If you’re using a publicly trusted certificate with your JSS, you might have trouble with DEP enrollments failing with the ever so helpful error “Failed to contact Mobile Device Management server.” But is that really what’s happening here? The Mobile Device Management server is reachable (because of course that’s the first thing we check when we see this kind of error), so what’s causing this failure? The explanation is actually quite simple, but not very obvious.
First, a quick refresher on how certificates work. A certificate is signed by a certificate authority. Computers trust that a certificate is valid because they trust the authority that issued it.

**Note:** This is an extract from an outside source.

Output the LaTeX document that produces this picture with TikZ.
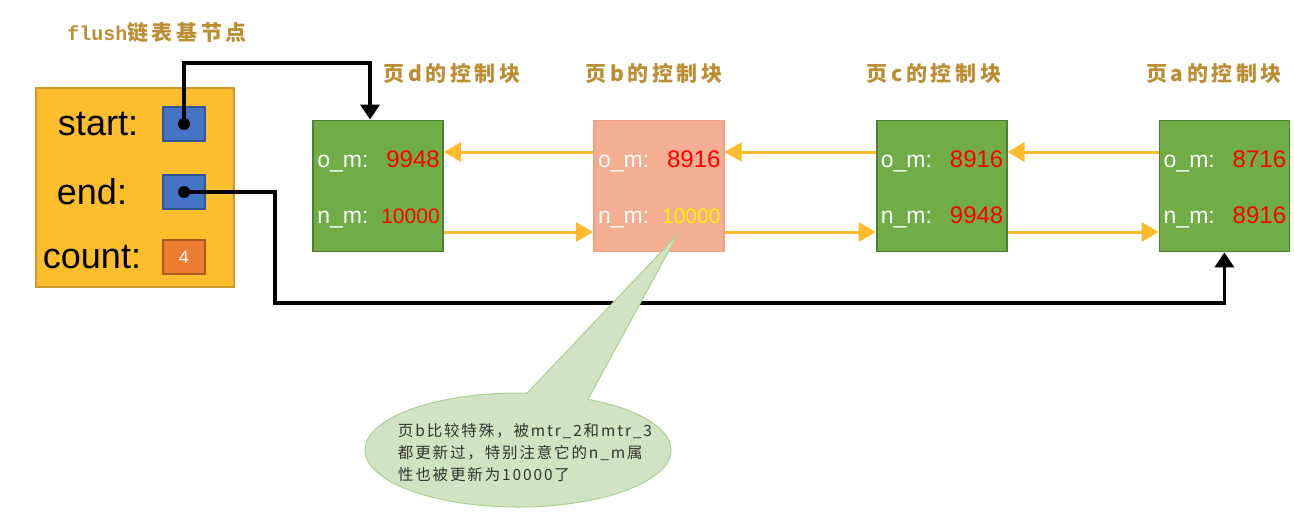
\documentclass[tikz,border=0pt]{standalone}
\usepackage{fontspec}
\setmainfont{Liberation Sans}
\setmonofont{Liberation Mono}
\newfontfamily\cjk{Noto Sans CJK SC}
\newfontfamily\cjkt[LetterSpace=17]{Noto Sans CJK SC}
\newfontfamily\cjkn[LetterSpace=12]{Noto Sans CJK SC}
\usetikzlibrary{arrows.meta, positioning, shapes.geometric}
\definecolor{basegold}{HTML}{FCBE2D}
\definecolor{baseline}{HTML}{C99A2C}
\definecolor{ptrblue}{HTML}{4472C4}
\definecolor{ptrline}{HTML}{2F5597}
\definecolor{cntorange}{HTML}{ED7D31}
\definecolor{cntline}{HTML}{AE5A21}
\definecolor{pagegreen}{HTML}{70AD47}
\definecolor{pageline}{HTML}{507E32}
\definecolor{pagesalmon}{HTML}{F4AE92}
\definecolor{salmonline}{HTML}{F4A07E}
\definecolor{linkyellow}{HTML}{FDBB2B}
\definecolor{titlegold}{HTML}{BC8D33}
\definecolor{notegreen}{HTML}{D0E4C3}
\definecolor{noteline}{HTML}{A9CF90}
\definecolor{notetext}{HTML}{333333}

\begin{document}
\begin{tikzpicture}[x=1pt, y=-1pt,
    pagebox/.style={draw=pageline, fill=pagegreen, line width=1.8pt, minimum width=130pt, minimum height=131pt, inner sep=0pt},
    fieldname/.style={text=white, font=\fontsize{23}{27}\selectfont, inner sep=0pt},
    fieldval/.style={text=red, font=\fontsize{24}{28}\selectfont, inner sep=0pt},
    pagetitle/.style={text=titlegold, font=\cjkt\bfseries\fontsize{21}{25}\selectfont},
    basetext/.style={font=\fontsize{36}{40}\selectfont, inner sep=0pt},
    ptrbox/.style={draw=ptrline, fill=ptrblue, line width=1.5pt, minimum width=42pt, minimum height=34pt, inner sep=0pt},
    link/.style={draw=linkyellow, line width=3pt, -{Triangle[length=17pt, width=19pt]}},
    ptr/.style={draw=black, line width=3.2pt, -{Triangle[length=15pt, width=19pt]}}]
        \useasboundingbox (0,0) rectangle (1294,522);

        \node (flushlbl) [pagetitle] at (157,33) {{\ttfamily\fontsize{20}{24}\selectfont flush}链表基节点};
        \node (base) [draw=baseline, fill=basegold, line width=2pt, minimum width=198pt, minimum height=199pt] at (135,187.5) {};
        \node (startlbl) [basetext] at (98,124) {start:};
        \node (endlbl) [basetext] at (92,192) {end:};
        \node (countlbl) [basetext] at (92,257) {count:};
        \node (startbox) [ptrbox] at (184,124) {};
        \node (endbox) [ptrbox] at (184,192) {};
        \node (countbox) [ptrbox, draw=cntline, fill=cntorange, text=white, font=\fontsize{18}{20}\selectfont] at (184,257) {4};
        \node (sdot) [circle, fill=black, minimum size=12pt, inner sep=0pt] at (startbox) {};
        \node (edot) [circle, fill=black, minimum size=12pt, inner sep=0pt] at (endbox) {};

        \node (pd) [pagebox] at (378,186) {};
        \node (pb) [pagebox, right=149pt of pd, fill=pagesalmon, draw=salmonline] {};
        \node (pc) [pagebox, right=151pt of pb] {};
        \node (pa) [pagebox, right=151pt of pc] {};

        \node (pdt) [pagetitle] at (452,73) {页d的控制块};
        \node (pbt) [pagetitle] at (654,73) {页b的控制块};
        \node (pct) [pagetitle] at (934,73) {页c的控制块};
        \node (pat) [pagetitle] at (1214,73) {页a的控制块};

        \node (pdo) [fieldname, anchor=base west] at ([shift={(5,-19)}]pd.west) {o\_m:};
        \node (pdov) [fieldval, anchor=base east] at ([shift={(-4,-19)}]pd.east) {9948};
        \node (pdn) [fieldname, anchor=base west] at ([shift={(5,37)}]pd.west) {n\_m:};
        \node (pdnv) [fieldval, anchor=base east, font=\fontsize{21}{25}\selectfont] at ([shift={(-4,37)}]pd.east) {10000};
        \node (pbo) [fieldname, anchor=base west] at ([shift={(5,-19)}]pb.west) {o\_m:};
        \node (pbov) [fieldval, anchor=base east] at ([shift={(-4,-19)}]pb.east) {8916};
        \node (pbn) [fieldname, anchor=base west] at ([shift={(5,37)}]pb.west) {n\_m:};
        \node (pbnv) [fieldval, anchor=base east, text=yellow, font=\fontsize{21}{25}\selectfont] at ([shift={(-4,37)}]pb.east) {10000};
        \node (pco) [fieldname, anchor=base west] at ([shift={(5,-19)}]pc.west) {o\_m:};
        \node (pcov) [fieldval, anchor=base east] at ([shift={(-4,-19)}]pc.east) {8916};
        \node (pcn) [fieldname, anchor=base west] at ([shift={(5,37)}]pc.west) {n\_m:};
        \node (pcnv) [fieldval, anchor=base east] at ([shift={(-4,37)}]pc.east) {9948};
        \node (pao) [fieldname, anchor=base west] at ([shift={(5,-19)}]pa.west) {o\_m:};
        \node (paov) [fieldval, anchor=base east] at ([shift={(-4,-19)}]pa.east) {8716};
        \node (pan) [fieldname, anchor=base west] at ([shift={(5,37)}]pa.west) {n\_m:};
        \node (panv) [fieldval, anchor=base east] at ([shift={(-4,37)}]pa.east) {8916};

        \draw [link] ([yshift=34pt]pb.west) -- ([yshift=34pt]pd.east);
        \draw [link] ([yshift=34pt]pc.west) -- ([yshift=34pt]pb.east);
        \draw [link] ([yshift=34pt]pa.west) -- ([yshift=34pt]pc.east);
        \draw [link] ([yshift=-46pt]pd.east) -- ([yshift=-46pt]pb.west);
        \draw [link] ([yshift=-46pt]pb.east) -- ([yshift=-46pt]pc.west);
        \draw [link] ([yshift=-46pt]pc.east) -- ([yshift=-46pt]pa.west);

        \draw [ptr] (sdot.center) -- ++(0,-61) -| ([xshift=-8pt]pd.north);
        \draw [ptr] (edot.center) -- ++(91,0) -- ++(0,111) -| (pa.south);

        \coordinate (ncen) at (518,450);
        \coordinate (tip) at ([shift={(19,-18)}]pb.south);
        \filldraw [draw=noteline, fill=notegreen, line width=1pt] (tip) -- ([shift={(62.8:153pt and 57pt)}]ncen) arc[start angle=62.8, end angle=-273.4, x radius=153pt, y radius=57pt] -- cycle;
        \node (note) [text=notetext, font=\cjkn\fontsize{15.5}{22}\selectfont, align=left] at (525,453) {页b比较特殊，被mtr\_2和mtr\_3\\都更新过，特别注意它的n\_m属\\性也被更新为10000了};
    \end{tikzpicture}
\end{document}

If a certificate doesn’t match a trusted authority, the computer won’t trust it unless otherwise explicitly told to do so.
Each JSS has its own certificate authority (referred to as the JSS Built-in Certificate Authority), and by default the certificate that Tomcat uses is issued by this authority. This works because at enrollment time computers and mobile devices have the JSS Built-in Certificate Authority added to their trust stores. When an HTTPS request is made to the JSS, the certificate matches the JSS Built-In Certificate Authority, so the computer knows that it’s taking to a legitimate server.
In some cases, a 3rd party publicly trusted certificate is used for Tomcat. Instead of being signed by the JSS Built-in Certificate Authority, the certificate is signed by a trusted 3rd party like Verisign. Even though this certificate was not signed by the JSS Built-in Certificate Authority, the computer will still trust this certificate because it was issued by an authority that it trusts.
In DEP however, things function a bit differently. When setting up your pre-stage enrollment, the JSS tries to be helpful and add your JSS Built-in Certificate Authority as an anchor certificate to the DEP payload. Unlike a typical HTTPS request where the certificate can be issued by any trusted authority, DEP requires that the certificate must be issued by the anchor certificate authority. When using a certificate issued by a 3rd party, there is a mismatch and the enrollment will fail.
Luckily, the fix is easy. When setting up your DEP pre-stage enrollment, make sure you remove the anchor certificate, as shown below.
Once you get rid of this anchor weighing down your pre-stage, your DEP enrollments will soar.
I’ve created a feature request on JAMF Nation to change this behavior.
Update: It appears that this only affects JSS environments where SSL is terminating at a load balancer. With a 3rd party certificate installed directly on the Tomcat server(s), the JSS correctly omits the Built-in Certificate Authority from the pre-stage enrollment.
Update 2: It appears that commenting out the HTTPS connecter in Tomcat’s server.xml will also yield the desired behavior of not having the JSS Built-in Certificate Authority inserted into new pre-stage enrollments.